During the immigration process, applicants are assessed by the U.S. Citizenship and Immigration Services (USCIS). This involves the applicant completing detailed documents as well as taking part in interviews with USCIS officers. The point of these exercises is to assess the applicant’s character and whether or not they are likely to uphold the values associated with the country.
Thus, criminal offenses are generally frowned upon, whether you are in the process of applying or have already obtained a green card. However, minor offenses will not always impact the residential status of an immigrant. Crimes of moral turpitude, on the other hand, are likely to make immigrating to the U.S. very difficult and they could even result in deportation for those who have residency.
What exactly are crimes of moral turpitude?

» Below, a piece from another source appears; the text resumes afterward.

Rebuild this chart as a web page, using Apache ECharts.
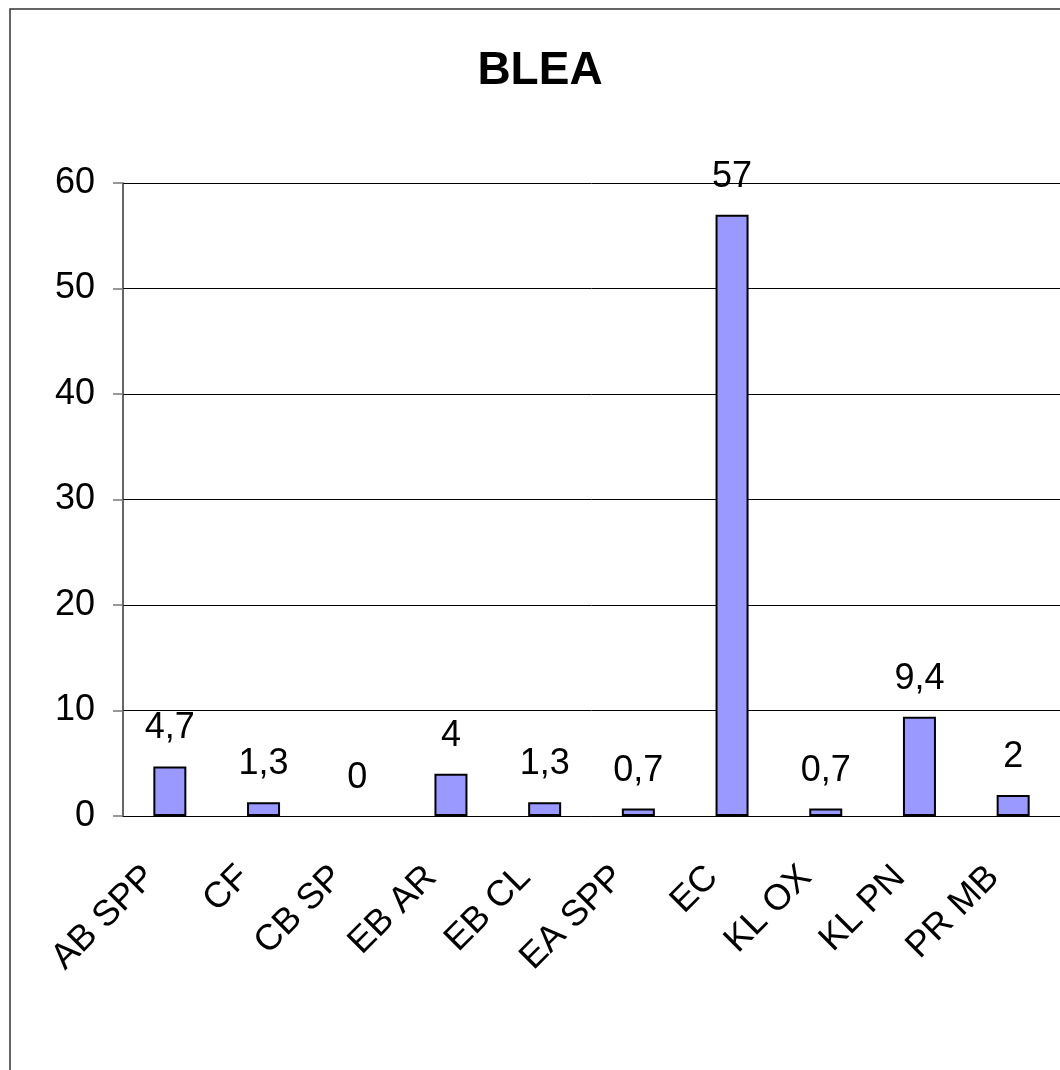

There isn’t a single definition of crimes of moral turpitude but the USCIS does offer some clear guidance. Crimes such as murder, serious sexual offenses and defrauding vulnerable parties will fall into this category. Essentially, the offense must be so serious that it shocks the public conscience. According to the USCIS, conduct that shows malicious intent or gross recklessness will fall into this category.
Clarity is vital
If you have been in trouble with the law previously or are currently facing accusations, it is vital to provide a clear picture of the circumstances of your case. Assessing whether or not malicious intent or recklessness was present could make all the difference to your immigration status.
Protecting your rights
Your residential status is something that is worth protecting. You should not face deportation for wrongful accusations or minor infractions. Having legal guidance behind you will help you to present your case and reduce the risk of facing severe penalties such as deportation.